**TASK BRIEF:** Copy all of the material word for word, except for the pictures.

**DATA EXTRACT:**
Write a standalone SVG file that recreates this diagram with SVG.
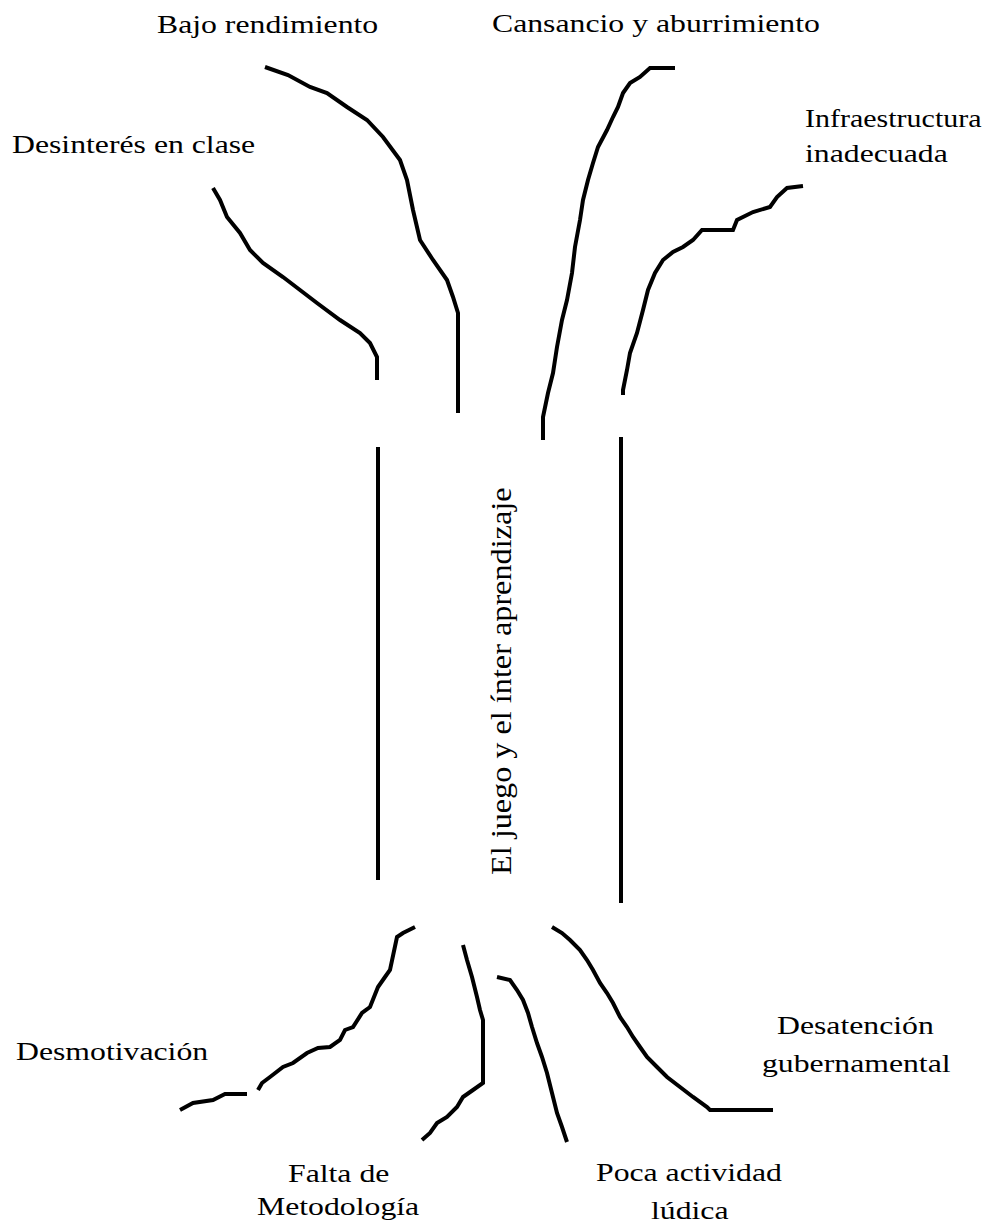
<svg xmlns="http://www.w3.org/2000/svg" width="1000" height="1230" viewBox="0 0 1000 1230">
<style>
.t{font-family:"Liberation Serif","Times New Roman",serif;font-size:25px;fill:#000}
.v{font-family:"Liberation Serif","Times New Roman",serif;font-size:30px;fill:#000}
.l{fill:none;stroke:#000;stroke-width:4;stroke-linejoin:miter;stroke-linecap:butt}
</style>
<rect width="1000" height="1230" fill="#fff"/>
<g id="connectors">
<polyline class="l" points="265,67 288,75 310,87 327,93 347,107 367,120 383,137 400,160 407,180 413,210 420,240 433,260 447,280 453,297 458,313 458,413"/>
<polyline class="l" points="213,188 220,200 227,217 240,233 250,250 263,263 283,277 300,290 317,303 340,320 360,333 370,343 377,357 377,380"/>
<polyline class="l" points="675,68 650,68 640,77 630,83 623,93 618,107 613,117 607,130 598,147 593,163 588,180 583,200 580,220 575,247 572,273 567,300 562,320 557,347 553,373 548,393 543,417 543,440"/>
<polyline class="l" points="803,186 787,188 777,197 770,207 753,212 737,220 733,230 702,230 693,240 683,247 673,252 663,260 655,273 648,290 643,310 637,333 630,353 627,370 623,390 623,395"/>
<line class="l" x1="378" y1="447" x2="378" y2="880"/>
<line class="l" x1="621" y1="437" x2="621" y2="903"/>
<polyline class="l" points="180,1110 193,1103 213,1100 225,1094 247,1094"/>
<polyline class="l" points="258,1090 262,1083 270,1077 283,1067 293,1063 307,1053 318,1048 330,1047 340,1040 345,1030 353,1027 362,1013 370,1007 378,987 385,977 390,970 397,937 403,933 415,927"/>
<polyline class="l" points="463,945 467,960 472,977 477,997 480,1010 483,1020 483,1083 473,1090 463,1097 457,1107 447,1117 437,1123 430,1133 422,1140"/>
<polyline class="l" points="497,977 510,980 517,990 523,1000 528,1013 532,1027 537,1043 542,1057 547,1073 552,1093 557,1113 562,1127 567,1142"/>
<polyline class="l" points="552,927 562,933 570,940 580,950 587,960 593,970 600,983 607,993 613,1003 620,1017 627,1027 633,1037 640,1047 647,1057 657,1067 667,1077 680,1087 693,1097 707,1107 710,1110 773,1110"/>
</g>
<g id="trunk-label"><text class="v" transform="translate(511,875) rotate(-90) scale(1.075,1)">El juego y el ínter aprendizaje</text></g>
<g id="bajo"><text class="t" transform="translate(157,33) scale(1.27,1)">Bajo rendimiento</text></g>
<g id="desinteres"><text class="t" transform="translate(12,153) scale(1.27,1)">Desinterés en clase</text></g>
<g id="cansancio"><text class="t" transform="translate(492,32) scale(1.27,1)">Cansancio y aburrimiento</text></g>
<g id="infra"><text class="t" transform="translate(805,127) scale(1.2,1)">Infraestructura</text><text class="t" transform="translate(805,162) scale(1.27,1)">inadecuada</text></g>
<g id="desmotivacion"><text class="t" transform="translate(16,1060) scale(1.27,1)">Desmotivación</text></g>
<g id="falta"><text class="t" transform="translate(288,1182) scale(1.27,1)">Falta de</text><text class="t" transform="translate(257,1215) scale(1.27,1)">Metodología</text></g>
<g id="poca"><text class="t" transform="translate(596,1181) scale(1.27,1)">Poca actividad</text><text class="t" transform="translate(651,1219) scale(1.27,1)">lúdica</text></g>
<g id="desatencion"><text class="t" transform="translate(777,1034) scale(1.27,1)">Desatención</text><text class="t" transform="translate(762,1072) scale(1.27,1)">gubernamental</text></g>
</svg>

**OUTPUT:**
Write a standalone SVG file that recreates this diagram with SVG.
<svg xmlns="http://www.w3.org/2000/svg" width="1000" height="1230" viewBox="0 0 1000 1230">
<style>
.t{font-family:"Liberation Serif","Times New Roman",serif;font-size:25px;fill:#000}
.v{font-family:"Liberation Serif","Times New Roman",serif;font-size:30px;fill:#000}
.l{fill:none;stroke:#000;stroke-width:4;stroke-linejoin:miter;stroke-linecap:butt}
</style>
<rect width="1000" height="1230" fill="#fff"/>
<g id="connectors">
<polyline class="l" points="265,67 288,75 310,87 327,93 347,107 367,120 383,137 400,160 407,180 413,210 420,240 433,260 447,280 453,297 458,313 458,413"/>
<polyline class="l" points="213,188 220,200 227,217 240,233 250,250 263,263 283,277 300,290 317,303 340,320 360,333 370,343 377,357 377,380"/>
<polyline class="l" points="675,68 650,68 640,77 630,83 623,93 618,107 613,117 607,130 598,147 593,163 588,180 583,200 580,220 575,247 572,273 567,300 562,320 557,347 553,373 548,393 543,417 543,440"/>
<polyline class="l" points="803,186 787,188 777,197 770,207 753,212 737,220 733,230 702,230 693,240 683,247 673,252 663,260 655,273 648,290 643,310 637,333 630,353 627,370 623,390 623,395"/>
<line class="l" x1="378" y1="447" x2="378" y2="880"/>
<line class="l" x1="621" y1="437" x2="621" y2="903"/>
<polyline class="l" points="180,1110 193,1103 213,1100 225,1094 247,1094"/>
<polyline class="l" points="258,1090 262,1083 270,1077 283,1067 293,1063 307,1053 318,1048 330,1047 340,1040 345,1030 353,1027 362,1013 370,1007 378,987 385,977 390,970 397,937 403,933 415,927"/>
<polyline class="l" points="463,945 467,960 472,977 477,997 480,1010 483,1020 483,1083 473,1090 463,1097 457,1107 447,1117 437,1123 430,1133 422,1140"/>
<polyline class="l" points="497,977 510,980 517,990 523,1000 528,1013 532,1027 537,1043 542,1057 547,1073 552,1093 557,1113 562,1127 567,1142"/>
<polyline class="l" points="552,927 562,933 570,940 580,950 587,960 593,970 600,983 607,993 613,1003 620,1017 627,1027 633,1037 640,1047 647,1057 657,1067 667,1077 680,1087 693,1097 707,1107 710,1110 773,1110"/>
</g>
<g id="trunk-label"><text class="v" transform="translate(511,875) rotate(-90) scale(1.075,1)">El juego y el ínter aprendizaje</text></g>
<g id="bajo"><text class="t" transform="translate(157,33) scale(1.27,1)">Bajo rendimiento</text></g>
<g id="desinteres"><text class="t" transform="translate(12,153) scale(1.27,1)">Desinterés en clase</text></g>
<g id="cansancio"><text class="t" transform="translate(492,32) scale(1.27,1)">Cansancio y aburrimiento</text></g>
<g id="infra"><text class="t" transform="translate(805,127) scale(1.2,1)">Infraestructura</text><text class="t" transform="translate(805,162) scale(1.27,1)">inadecuada</text></g>
<g id="desmotivacion"><text class="t" transform="translate(16,1060) scale(1.27,1)">Desmotivación</text></g>
<g id="falta"><text class="t" transform="translate(288,1182) scale(1.27,1)">Falta de</text><text class="t" transform="translate(257,1215) scale(1.27,1)">Metodología</text></g>
<g id="poca"><text class="t" transform="translate(596,1181) scale(1.27,1)">Poca actividad</text><text class="t" transform="translate(651,1219) scale(1.27,1)">lúdica</text></g>
<g id="desatencion"><text class="t" transform="translate(777,1034) scale(1.27,1)">Desatención</text><text class="t" transform="translate(762,1072) scale(1.27,1)">gubernamental</text></g>
</svg>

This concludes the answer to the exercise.